Although nearly everything in The Waste Land rejects the idea of "the realistic surface of experience," parallelisms which take effect as contrasts and contrasts which function as parallelisms are abundant in this work. Written in the language of parallelism, the following passage expresses a dichotomy, not equality: "And I will show you something different from either / Your shadow at morning striding behind you / Or your shadow at evening rising to meet you..."(27-29) This is one of the many lines in the poem that contribute to its "chaotic experience," while Eliot's organizing of the poem into the cycle of the seasons is its forced "predetermined scheme." Such dichotomies are expressed symbolically with the juxtaposition of traditional metaphors and what would traditionally be classified as illogical imagery. For example, one line gives winter characteristics contrary to those people generally associate with winter: "Winter kept us warm"(5), and follows this obscure statement with the image of "forgetful snow"(6), which is a more easily understood illustration.
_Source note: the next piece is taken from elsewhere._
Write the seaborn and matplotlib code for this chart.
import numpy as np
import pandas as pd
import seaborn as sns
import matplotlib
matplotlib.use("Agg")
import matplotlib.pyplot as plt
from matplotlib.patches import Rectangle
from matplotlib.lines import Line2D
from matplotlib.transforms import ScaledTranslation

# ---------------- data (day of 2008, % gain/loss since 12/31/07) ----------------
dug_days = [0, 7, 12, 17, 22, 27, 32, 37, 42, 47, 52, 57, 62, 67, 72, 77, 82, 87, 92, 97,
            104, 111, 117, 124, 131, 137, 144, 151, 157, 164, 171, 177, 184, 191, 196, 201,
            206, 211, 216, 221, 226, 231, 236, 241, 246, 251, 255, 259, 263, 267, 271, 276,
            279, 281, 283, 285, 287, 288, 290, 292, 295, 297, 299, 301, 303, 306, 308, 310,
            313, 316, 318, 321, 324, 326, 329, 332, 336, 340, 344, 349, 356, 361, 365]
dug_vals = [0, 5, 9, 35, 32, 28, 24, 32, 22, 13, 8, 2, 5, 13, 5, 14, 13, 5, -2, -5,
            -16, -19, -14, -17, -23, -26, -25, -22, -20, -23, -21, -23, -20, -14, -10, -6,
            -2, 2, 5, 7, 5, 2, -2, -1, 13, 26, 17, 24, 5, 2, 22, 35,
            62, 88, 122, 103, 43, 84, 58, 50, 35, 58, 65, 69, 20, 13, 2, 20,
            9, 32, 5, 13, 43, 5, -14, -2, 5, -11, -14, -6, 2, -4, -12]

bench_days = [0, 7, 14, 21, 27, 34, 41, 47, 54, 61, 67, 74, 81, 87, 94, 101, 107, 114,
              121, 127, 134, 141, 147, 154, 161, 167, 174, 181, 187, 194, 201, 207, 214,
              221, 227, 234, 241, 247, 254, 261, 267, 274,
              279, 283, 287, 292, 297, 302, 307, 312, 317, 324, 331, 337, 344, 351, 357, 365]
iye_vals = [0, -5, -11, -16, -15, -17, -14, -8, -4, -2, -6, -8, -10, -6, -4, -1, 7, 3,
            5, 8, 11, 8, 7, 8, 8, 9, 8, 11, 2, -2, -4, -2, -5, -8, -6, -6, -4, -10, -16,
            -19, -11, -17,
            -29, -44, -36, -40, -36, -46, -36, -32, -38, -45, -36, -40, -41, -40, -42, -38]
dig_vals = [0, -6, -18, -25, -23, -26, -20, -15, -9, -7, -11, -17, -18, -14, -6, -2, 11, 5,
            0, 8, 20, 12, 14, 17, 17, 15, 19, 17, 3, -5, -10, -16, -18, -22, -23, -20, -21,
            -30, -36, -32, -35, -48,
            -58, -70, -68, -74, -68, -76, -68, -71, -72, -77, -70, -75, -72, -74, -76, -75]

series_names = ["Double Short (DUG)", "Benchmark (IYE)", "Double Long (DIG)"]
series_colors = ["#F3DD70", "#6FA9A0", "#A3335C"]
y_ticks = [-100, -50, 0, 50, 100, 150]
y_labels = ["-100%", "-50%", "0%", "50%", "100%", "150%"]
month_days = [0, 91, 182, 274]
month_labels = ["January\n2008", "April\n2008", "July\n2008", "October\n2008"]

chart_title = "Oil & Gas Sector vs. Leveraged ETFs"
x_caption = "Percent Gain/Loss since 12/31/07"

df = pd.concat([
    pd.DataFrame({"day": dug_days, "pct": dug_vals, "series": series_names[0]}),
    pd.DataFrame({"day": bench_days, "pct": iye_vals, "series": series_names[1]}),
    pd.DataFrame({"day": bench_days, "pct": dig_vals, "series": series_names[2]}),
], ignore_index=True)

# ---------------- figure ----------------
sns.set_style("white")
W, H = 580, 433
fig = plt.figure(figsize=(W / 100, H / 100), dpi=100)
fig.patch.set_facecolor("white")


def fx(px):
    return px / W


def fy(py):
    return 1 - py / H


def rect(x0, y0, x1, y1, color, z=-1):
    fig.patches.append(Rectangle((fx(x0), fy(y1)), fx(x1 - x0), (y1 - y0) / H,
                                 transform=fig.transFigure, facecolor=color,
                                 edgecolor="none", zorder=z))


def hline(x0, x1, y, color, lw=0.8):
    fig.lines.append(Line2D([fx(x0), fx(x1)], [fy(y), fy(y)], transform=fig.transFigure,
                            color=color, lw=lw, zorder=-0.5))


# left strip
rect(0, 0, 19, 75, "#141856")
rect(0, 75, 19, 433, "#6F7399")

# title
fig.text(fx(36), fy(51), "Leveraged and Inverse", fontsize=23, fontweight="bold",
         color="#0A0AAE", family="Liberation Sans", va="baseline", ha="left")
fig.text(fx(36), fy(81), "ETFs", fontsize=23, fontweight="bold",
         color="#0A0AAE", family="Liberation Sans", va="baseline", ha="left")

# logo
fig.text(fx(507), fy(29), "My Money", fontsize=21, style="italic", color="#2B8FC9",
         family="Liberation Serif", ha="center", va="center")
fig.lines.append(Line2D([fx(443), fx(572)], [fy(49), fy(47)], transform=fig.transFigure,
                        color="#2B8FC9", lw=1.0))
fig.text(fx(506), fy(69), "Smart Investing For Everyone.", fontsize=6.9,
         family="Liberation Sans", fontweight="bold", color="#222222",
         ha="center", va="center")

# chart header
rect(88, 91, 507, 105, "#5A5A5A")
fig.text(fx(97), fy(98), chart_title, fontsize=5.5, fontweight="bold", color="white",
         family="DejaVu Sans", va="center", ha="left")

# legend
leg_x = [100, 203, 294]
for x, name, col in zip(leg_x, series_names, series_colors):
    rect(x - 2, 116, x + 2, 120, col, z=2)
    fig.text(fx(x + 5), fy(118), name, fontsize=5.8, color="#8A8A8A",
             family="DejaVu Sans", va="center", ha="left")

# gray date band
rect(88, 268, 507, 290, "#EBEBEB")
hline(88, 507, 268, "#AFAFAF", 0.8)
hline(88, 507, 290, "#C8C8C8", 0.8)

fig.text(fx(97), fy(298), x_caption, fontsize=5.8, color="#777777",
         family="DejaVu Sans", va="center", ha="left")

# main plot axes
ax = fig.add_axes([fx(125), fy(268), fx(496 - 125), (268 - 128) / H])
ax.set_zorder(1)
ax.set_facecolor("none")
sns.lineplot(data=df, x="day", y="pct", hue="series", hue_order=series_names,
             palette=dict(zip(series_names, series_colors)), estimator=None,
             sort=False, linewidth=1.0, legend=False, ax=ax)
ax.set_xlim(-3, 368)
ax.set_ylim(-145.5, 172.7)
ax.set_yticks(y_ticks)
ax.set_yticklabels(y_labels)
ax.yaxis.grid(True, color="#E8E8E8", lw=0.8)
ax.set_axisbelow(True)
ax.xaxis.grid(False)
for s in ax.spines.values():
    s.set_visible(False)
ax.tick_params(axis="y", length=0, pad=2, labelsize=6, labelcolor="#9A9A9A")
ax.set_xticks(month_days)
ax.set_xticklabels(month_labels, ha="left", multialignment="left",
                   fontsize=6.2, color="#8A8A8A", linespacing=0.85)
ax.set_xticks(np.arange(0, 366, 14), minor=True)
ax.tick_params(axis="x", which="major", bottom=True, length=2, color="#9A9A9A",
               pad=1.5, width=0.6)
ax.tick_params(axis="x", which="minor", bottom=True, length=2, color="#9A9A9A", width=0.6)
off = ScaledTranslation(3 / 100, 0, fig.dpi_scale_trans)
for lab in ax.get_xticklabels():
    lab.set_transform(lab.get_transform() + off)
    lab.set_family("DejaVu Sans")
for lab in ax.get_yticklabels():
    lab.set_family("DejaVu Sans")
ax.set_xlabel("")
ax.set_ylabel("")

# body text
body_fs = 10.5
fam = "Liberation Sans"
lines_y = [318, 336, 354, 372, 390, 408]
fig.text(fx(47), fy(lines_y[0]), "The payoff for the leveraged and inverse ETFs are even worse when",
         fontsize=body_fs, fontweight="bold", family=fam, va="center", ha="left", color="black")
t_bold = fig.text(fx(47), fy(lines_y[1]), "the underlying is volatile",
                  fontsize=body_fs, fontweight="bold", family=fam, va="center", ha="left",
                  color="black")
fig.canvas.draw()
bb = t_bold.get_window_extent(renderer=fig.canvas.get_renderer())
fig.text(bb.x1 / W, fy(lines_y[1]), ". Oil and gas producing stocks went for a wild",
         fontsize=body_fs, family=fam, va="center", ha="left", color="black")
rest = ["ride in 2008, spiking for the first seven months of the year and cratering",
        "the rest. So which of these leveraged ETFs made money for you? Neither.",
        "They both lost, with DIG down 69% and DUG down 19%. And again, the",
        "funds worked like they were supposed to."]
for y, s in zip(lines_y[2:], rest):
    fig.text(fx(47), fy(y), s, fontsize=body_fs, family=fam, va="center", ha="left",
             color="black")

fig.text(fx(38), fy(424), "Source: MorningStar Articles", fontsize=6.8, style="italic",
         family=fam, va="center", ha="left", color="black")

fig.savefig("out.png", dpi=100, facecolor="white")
Perhaps the most clear and reasonable expression of the similarities between The Waste Land and Freud's "dream-content" can be found in a journal article by Sukhbur Singh:
"Concealed correlations among different scenes, situations, events, incidents, symbols, images, phrases, and words... are often directly or indirectly interrelated with others in the preceding and the succeeding parts of the text. ... These hidden connections create a structural complexity and thematic ambiguity, which together generate multiple layers of meaning and promote unlimited possibilities of new interpretations. Eliot invites the reader to order the "fragments" he has "shored" against his "ruin" into a "coherent whole"... to 'connect nothing with nothing,' creating the poetics of the waste that guides them to the resolution of the human predicament in the modern world through Give, Sympathize, and Control."
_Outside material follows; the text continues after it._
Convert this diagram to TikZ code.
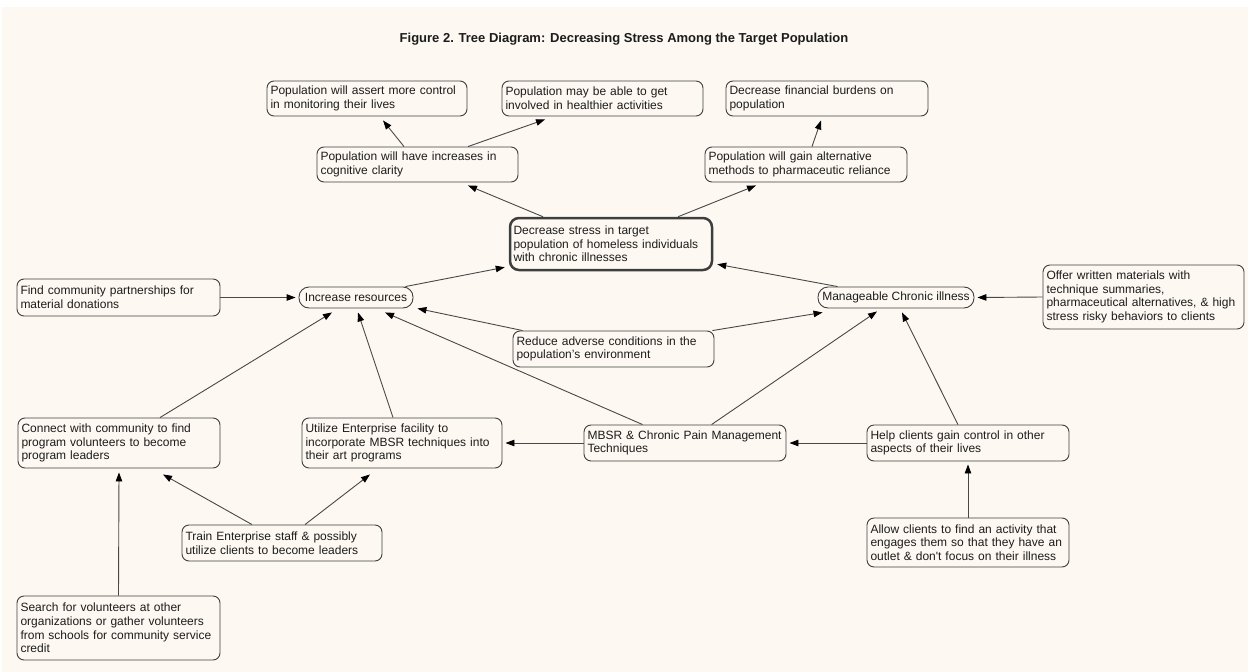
\documentclass[tikz,border=0pt]{standalone}
\usepackage{fontspec}
\setmainfont{Liberation Sans}
\usetikzlibrary{arrows.meta,calc}
\definecolor{bgc}{RGB}{253,249,242}
\definecolor{ink}{RGB}{28,28,28}
\definecolor{edgec}{RGB}{72,72,72}
\begin{document}
\begin{tikzpicture}[x=1pt,y=-1pt,
  box/.style={draw=ink!85, line width=0.9pt, rounded corners=7pt, align=left,
    inner xsep=3.5pt, inner ysep=0pt, text=ink,
    font=\fontsize{12}{13.6}\selectfont},
  goalbox/.style={box, line width=2.5pt, rounded corners=9pt},
  pill/.style={draw=ink!85, line width=0.9pt, rounded corners=10pt, inner xsep=2pt,
    inner ysep=0pt, minimum height=21pt, text=ink, font=\fontsize{12}{13.6}\selectfont},
  conn/.style={draw=edgec, line width=0.9pt,
    -{Triangle[length=9pt,width=6.5pt,color=black]}},
  titlestyle/.style={font=\fontsize{13}{15}\bfseries\selectfont, text=ink, inner sep=0pt}]
\useasboundingbox (0,0) rectangle (1248,672);
\fill[white] (0,0) rectangle (1248,672);
\fill[bgc] (2,7) rectangle (1248,672);

\node[titlestyle] (title) at (624,39) {Figure 2. Tree Diagram: Decreasing Stress Among the Target Population};

\node[box, text width=193pt, minimum height=35pt] (assert) at (367,98.5) {Population will assert more control\\in monitoring their lives};
\node[box, text width=194pt, minimum height=35pt] (healthy) at (602.5,98.5) {Population may be able to get\\involved in healthier activities};
\node[box, text width=195pt, minimum height=35pt] (finance) at (827,98.5) {Decrease financial burdens on\\population};
\node[box, text width=194pt, minimum height=35pt] (cog) at (417.5,164.5) {Population will have increases in\\cognitive clarity};
\node[box, text width=195pt, minimum height=35pt] (alt) at (806,164.5) {Population will gain alternative\\methods to pharmaceutic reliance};
\node[goalbox, text width=195pt, minimum height=52pt] (goal) at (611,244) {Decrease stress in target\\population of homeless individuals\\with chronic illnesses};
\node[box, text width=196pt, minimum height=37pt] (find) at (118.5,297.5) {Find community partnerships for\\material donations};
\node[pill, minimum width=114pt] (incr) at (356,297.5) {Increase resources};
\node[pill, minimum width=156pt] (manage) at (896,297.5) {Manageable Chronic illness};
\node[box, text width=194pt, minimum height=64pt] (offer) at (1143.5,297) {Offer written materials with\\technique summaries,\\pharmaceutical alternatives, \& high\\stress risky behaviors to clients};
\node[box, text width=194pt, minimum height=36pt] (reduce) at (613.5,349) {Reduce adverse conditions in the\\population’s environment};
\node[box, text width=195pt, minimum height=50pt] (connect) at (119,443) {Connect with community to find\\program volunteers to become\\program leaders};
\node[box, text width=193pt, minimum height=50pt] (utilize) at (402,443) {Utilize Enterprise facility to\\incorporate MBSR techniques into\\their art programs};
\node[box, text width=195pt, minimum height=36pt] (mbsr) at (685,443) {MBSR \& Chronic Pain Management\\Techniques};
\node[box, text width=195pt, minimum height=36pt] (help) at (968,443) {Help clients gain control in other\\aspects of their lives};
\node[box, text width=193pt, minimum height=36pt] (train) at (282,543) {Train Enterprise staff \& possibly\\utilize clients to become leaders};
\node[box, text width=195pt, minimum height=49pt] (allow) at (968,542.5) {Allow clients to find an activity that\\engages them so that they have an\\outlet \& don\textquotesingle t focus on their illness};
\node[box, text width=196pt, minimum height=64pt] (search) at (118.5,628) {Search for volunteers at other\\organizations or gather volunteers\\from schools for community service\\credit};

% connectors
\draw[conn] ($(cog.north)+(-13.5,0)$) -- ($(assert.south)+(16,4)$);
\draw[conn] ($(cog.north)+(50.5,0)$) -- ($(healthy.south)+(-57.5,3)$);
\draw[conn] ($(alt.north)+(6,0)$) -- ($(finance.south)+(-6,4)$);
\draw[conn] ($(goal.north)+(-68,0)$) -- ($(cog.south)+(50.5,3)$);
\draw[conn] ($(goal.north)+(67,0)$) -- ($(alt.south)+(-50,3)$);
\draw[conn] ($(incr.north east)+(-8,0)$) -- ($(goal.south west)+(-4,-4)$);
\draw[conn] ($(manage.north west)+(20,0)$) -- ($(goal.south east)+(4,-7)$);
\draw[conn] (find.east) -- ($(incr.west)+(-3,0)$);
\draw[conn] (offer.west) -- ($(manage.east)+(3,0)$);
\draw[conn] ($(reduce.north west)+(10,0)$) -- ($(incr.south east)+(4,0)$);
\draw[conn] ($(reduce.north east)+(-2,0)$) -- ($(manage.south west)+(5,4)$);
\draw[conn] ($(mbsr.north west)+(59,0)$) -- ($(incr.south)+(29,4)$);
\draw[conn] ($(mbsr.north west)+(128,0)$) -- ($(manage.south)+(-19,3)$);
\draw[conn] ($(help.north)+(-10,0)$) -- ($(manage.south)+(6,4)$);
\draw[conn] (mbsr.west) -- ($(utilize.east)+(3,0)$);
\draw[conn] (help.west) -- ($(mbsr.east)+(3,0)$);
\draw[conn] (allow.north) -- ($(help.south)+(0,3)$);
\draw[conn] ($(connect.north)+(41,0)$) -- ($(incr.south)+(-24,4)$);
\draw[conn] ($(utilize.north)+(-9,0)$) -- ($(incr.south)+(2,4)$);
\draw[conn] ($(train.north)+(-30,0)$) -- ($(connect.south)+(44,6)$);
\draw[conn] ($(train.north)+(23,0)$) -- ($(utilize.south)+(-32,6)$);
\draw[conn] (search.north) -- ($(connect.south)+(0,4)$);
\end{tikzpicture}
\end{document}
This description explanation exposes the poem's meaning-inhibiting images and the language that forms them into a new text passage describing the same psychological aspect that Freud uses in The Interpretation of Dreams, but uses different wording; it is not clear whether Singh is translating the words of Freud into a new language or if he came up with the idea on his own, but the phrases parallel each other so distinctly that an awareness of Freud's concept of dream formation is suggested in Singh's critique. The statement ends with two of the poem's most resonating lines: "connect nothing with nothing," and "Give, Sympathize and Control." Singh's emphasis of the first concept that is adamantly anti-Freudian, and the second is a call for control over the interpretation of the text. This control lies in understanding the displacement inherent in the workings of the unconscious mind, as well as in the mind of the reader of poetry.
The only "interpretive key" we have for the reading of The Wasteland is Eliot's command, "Give, Sympathize and Control." Everything we need to know about hidden imagery lies inside our minds, and knowing how to "control" one's own translation of dream-thoughts and dream-content is also imperative to a reading of The Waste Land. It reads like a series of entries in a dream journal, which at first appear to the waking dreamer as a nonsensical jumble of images and ideas. The careful planning that Eliot used to design his mythical method takes the place of the intricate workings of the unconscious mind. The reader can participate in the mythical method by turning to outside sources, such as Freud and other dream analysts, to find themes like fertility in a text many have labeled "uninterpretable."